The Ambassador listened attentively and stated smilingly that the Secretary’s remarks were entirely different than had been reported and he was indeed glad that this was the case. Dr. Bruner read through the transcript himself and jotted down notes, presumably for transmission to his government.

[Page 247]

The Ambassador said that there was one more point upon which he wished to touch. Shortly before leaving for Yugoslavia earlier in the summer he had had a talk with General Smith3 and, as a result thereof, had been able to carry back to his government assurances of substantial United States aid to meet Yugoslavia’s urgent need for wheat. While he was away, however, officials of the Embassy talked with lower ranking officials of the United States Government, and obtained quite a different impression of the amount of aid to which Yugoslavia could look forward, an impression quite contrary to that given by General Smith. This was a great disappointment to the Ambassador and to his government, and he wondered whether the Secretary had anything to tell him on this point.

The Secretary replied that he simply did not have the information at hand to give an answer at this time. He did know that the question of economic aid to Yugoslavia was currently under intensive study, both in the State Department and in other agencies of the Government, and that a decision would be forthcoming in the near future. The Secretary pointed out that it is one thing for the State Department to determine that a certain course of action is desirable as a matter of policy, and quite another thing for other agencies of the Government responsible for action in the matter to find the means of actually putting it into effect. They were often faced with the problem of finding money, and with other practical problems. The Secretary promised to look into this matter, and in the meantime asked Mr. Leverich if he had anything to add. In reply, Mr. Leverich pointed out that following the appropriation by the Congress, FOA had been engaged in reapportioning the amounts of economic aid which it would be possible to grant to the various countries concerned. This process was still in progress and the Ambassador might rest assured that the Yugoslav position, which had been so ably set forth by the Ambassador on more than one occasion and by other representatives of his Embassy, would be given most careful consideration.
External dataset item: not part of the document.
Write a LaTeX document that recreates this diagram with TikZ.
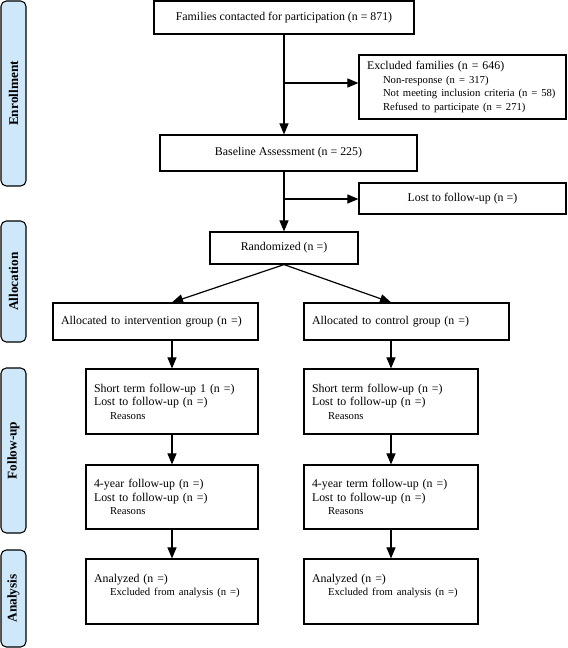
\documentclass[tikz,border=0pt]{standalone}
\usepackage{fontspec}
\setmainfont{Liberation Serif}
\usetikzlibrary{arrows}
\definecolor{stageblue}{RGB}{206,232,250}
\newcommand{\subline}[1]{\hspace*{12pt}{\fontsize{8}{10.1}\selectfont #1}}

\begin{document}
\begin{tikzpicture}[>=triangle 45, x=0.75pt, y=-0.75pt, line width=0.9pt]
			\tikzstyle{every node} = [font=\fontsize{8.9}{10.1}\selectfont];
			\tikzstyle{box} = [draw=black, rectangle, inner ysep=0pt, align=center];
			\tikzstyle{leftbox} = [box, align=left, inner xsep=6pt];
			\tikzstyle{stage} = [draw=black, fill=stageblue, rounded corners=4pt, rotate=90, minimum height=18.75pt, inner sep=0pt, line width=0.8pt, font=\bfseries\fontsize{10}{12}\selectfont];
			\useasboundingbox (0,0) rectangle (567,648);
			% phase bars on the left
			\node[stage, minimum width=138.75pt] (enrol) at (13.5, 93.5) {Enrollment};
			\node[stage, minimum width=90.75pt] (alloc) at (13.5, 281.5) {Allocation};
			\node[stage, minimum width=123.75pt] (follow) at (13.5, 450.5) {Follow-up};
			\node[stage, minimum width=72.75pt] (analys) at (13.5, 598.5) {Analysis};
			% enrollment
			\node[box, minimum width=195pt, minimum height=24.75pt] (fam) at (284, 17.5) {Families contacted for participation (n = 871)};
			\node[leftbox, text width=143.25pt, minimum height=48pt] (excl) at (462.5, 87) {Excluded families (n = 646)\\
				\subline{Non-response (n = 317)}\\
				\subline{Not meeting inclusion criteria (n = 58)}\\
				\subline{Refused to participate (n = 271)}};
			\node[box, minimum width=192.75pt, minimum height=27pt] (base) at (288.5, 153) {Baseline Assessment (n = 225)};
			\node[box, minimum width=155.25pt, minimum height=23.25pt] (lost) at (462.5, 198.5) {Lost to follow-up (n =)};
			\node[box, minimum width=111pt, minimum height=24pt] (rand) at (284, 248) {Randomized (n =)};
			% allocation
			\node[leftbox, text width=141.75pt, minimum height=27.75pt] (intv) at (155.5, 321.5) {Allocated to intervention group (n =)};
			\node[leftbox, text width=141.75pt, minimum height=27.75pt] (ctrl) at (406.5, 321.5) {Allocated to control group (n =)};
			% follow-up
			\node[leftbox, text width=117pt, minimum height=48.75pt] (fu1L) at (172, 401.5) {Short term follow-up 1 (n =)\\Lost to follow-up (n =)\\\subline{Reasons}};
			\node[leftbox, text width=118.5pt, minimum height=48.75pt] (fu1R) at (391, 401.5) {Short term follow-up (n =)\\Lost to follow-up (n =)\\\subline{Reasons}};
			\node[leftbox, text width=117pt, minimum height=48pt] (fu2L) at (172, 497) {4-year follow-up (n =)\\Lost to follow-up (n =)\\\subline{Reasons}};
			\node[leftbox, text width=118.5pt, minimum height=48pt] (fu2R) at (391, 497) {4-year term follow-up (n =)\\Lost to follow-up (n =)\\\subline{Reasons}};
			% analysis
			\node[leftbox, text width=117pt, minimum height=48.75pt] (anL) at (172, 591.5) {Analyzed (n =)\\\subline{Excluded from analysis (n =)}\\\mbox{}};
			\node[leftbox, text width=118.5pt, minimum height=48.75pt] (anR) at (391, 591.5) {Analyzed (n =)\\\subline{Excluded from analysis (n =)}\\\mbox{}};
			% connectors
			\coordinate (b1) at (284, 83);
			\coordinate (b2) at (284, 199);
			\draw[->] (fam) -- (fam |- base.north);
			\draw[->] (b1) -- (excl.west |- b1);
			\draw[->] (base.south -| rand) -- (rand);
			\draw[->] (b2) -- (lost.west |- b2);
			\draw[->] (rand.south) -- (intv.north -| fu1L);
			\draw[->] (rand.south) -- (ctrl.north -| fu1R);
			\draw[->] (intv.south -| fu1L) -- (fu1L);
			\draw[->] (ctrl.south -| fu1R) -- (fu1R);
			\draw[->] (fu1L) -- (fu2L);
			\draw[->] (fu1R) -- (fu2R);
			\draw[->] (fu2L) -- (anL);
			\draw[->] (fu2R) -- (anR);
		\end{tikzpicture}
\end{document}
The Ambassador asked if the Secretary had anything which he might like him to pass on to his government with regard to the general international situation, such, for example, as prospective talks with the USSR. In reply the Secretary said that there were no plans for any talks with the Soviets other than those which were dealt with in the recently published notes regarding Germany and Austria and the prospective conference regarding Korea.
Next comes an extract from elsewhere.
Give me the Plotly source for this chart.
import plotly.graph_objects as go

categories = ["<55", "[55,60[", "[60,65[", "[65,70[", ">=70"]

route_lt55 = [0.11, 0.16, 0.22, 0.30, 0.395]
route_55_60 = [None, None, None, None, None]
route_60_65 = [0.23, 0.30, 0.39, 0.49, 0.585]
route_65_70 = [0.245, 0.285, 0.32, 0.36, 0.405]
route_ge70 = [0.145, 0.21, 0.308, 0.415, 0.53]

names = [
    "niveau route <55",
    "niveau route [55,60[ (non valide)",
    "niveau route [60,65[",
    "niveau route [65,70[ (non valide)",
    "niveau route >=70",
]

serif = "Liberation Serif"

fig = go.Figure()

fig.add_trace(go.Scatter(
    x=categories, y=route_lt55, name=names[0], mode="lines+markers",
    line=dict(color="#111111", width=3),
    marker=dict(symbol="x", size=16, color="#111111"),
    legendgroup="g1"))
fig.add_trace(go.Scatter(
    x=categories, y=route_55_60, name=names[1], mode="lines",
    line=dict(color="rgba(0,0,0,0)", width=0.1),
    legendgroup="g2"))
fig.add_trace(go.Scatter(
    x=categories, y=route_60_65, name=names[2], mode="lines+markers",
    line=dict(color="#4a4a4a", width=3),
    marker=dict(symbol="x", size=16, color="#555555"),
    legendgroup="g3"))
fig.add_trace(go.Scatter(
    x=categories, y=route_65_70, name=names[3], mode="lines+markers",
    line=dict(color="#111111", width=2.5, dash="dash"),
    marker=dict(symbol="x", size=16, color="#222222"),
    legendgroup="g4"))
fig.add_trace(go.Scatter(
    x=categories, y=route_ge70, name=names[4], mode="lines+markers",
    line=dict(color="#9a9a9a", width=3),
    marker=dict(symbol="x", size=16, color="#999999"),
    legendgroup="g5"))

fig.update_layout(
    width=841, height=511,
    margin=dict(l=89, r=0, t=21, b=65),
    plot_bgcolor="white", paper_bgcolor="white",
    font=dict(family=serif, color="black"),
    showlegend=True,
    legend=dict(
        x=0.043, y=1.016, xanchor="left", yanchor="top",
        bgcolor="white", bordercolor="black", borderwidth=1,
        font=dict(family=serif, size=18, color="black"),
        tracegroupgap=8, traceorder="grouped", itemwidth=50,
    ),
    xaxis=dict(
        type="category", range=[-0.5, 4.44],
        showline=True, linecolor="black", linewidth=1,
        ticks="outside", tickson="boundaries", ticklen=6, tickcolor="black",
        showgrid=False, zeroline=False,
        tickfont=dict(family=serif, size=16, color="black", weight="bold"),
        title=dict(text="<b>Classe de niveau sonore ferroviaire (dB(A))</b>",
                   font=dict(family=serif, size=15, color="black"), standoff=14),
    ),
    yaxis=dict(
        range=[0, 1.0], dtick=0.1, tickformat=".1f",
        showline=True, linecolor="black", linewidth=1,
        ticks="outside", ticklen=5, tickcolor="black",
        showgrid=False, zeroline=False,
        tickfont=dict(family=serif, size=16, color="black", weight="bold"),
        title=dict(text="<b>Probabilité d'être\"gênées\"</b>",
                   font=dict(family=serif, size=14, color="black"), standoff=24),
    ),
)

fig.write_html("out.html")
  1. A summary report of these talks, held in Washington Aug. 24–28, is in file 611.68/8–2453.
  2. Reference is to the Mar. 20, 1948, announcement on Trieste by the French, British, and U.S. Governments that they favored the return of the Free Territory of Trieste to Italy. For text, see Department of State Bulletin, Mar. 28, 1948, p. 425.
  3. Ambassador Popović and Under Secretary Smith briefly discussed a Yugoslav request for wheat on July 20. A memorandum of this conversation is in file 768.5 MSP/7–2053.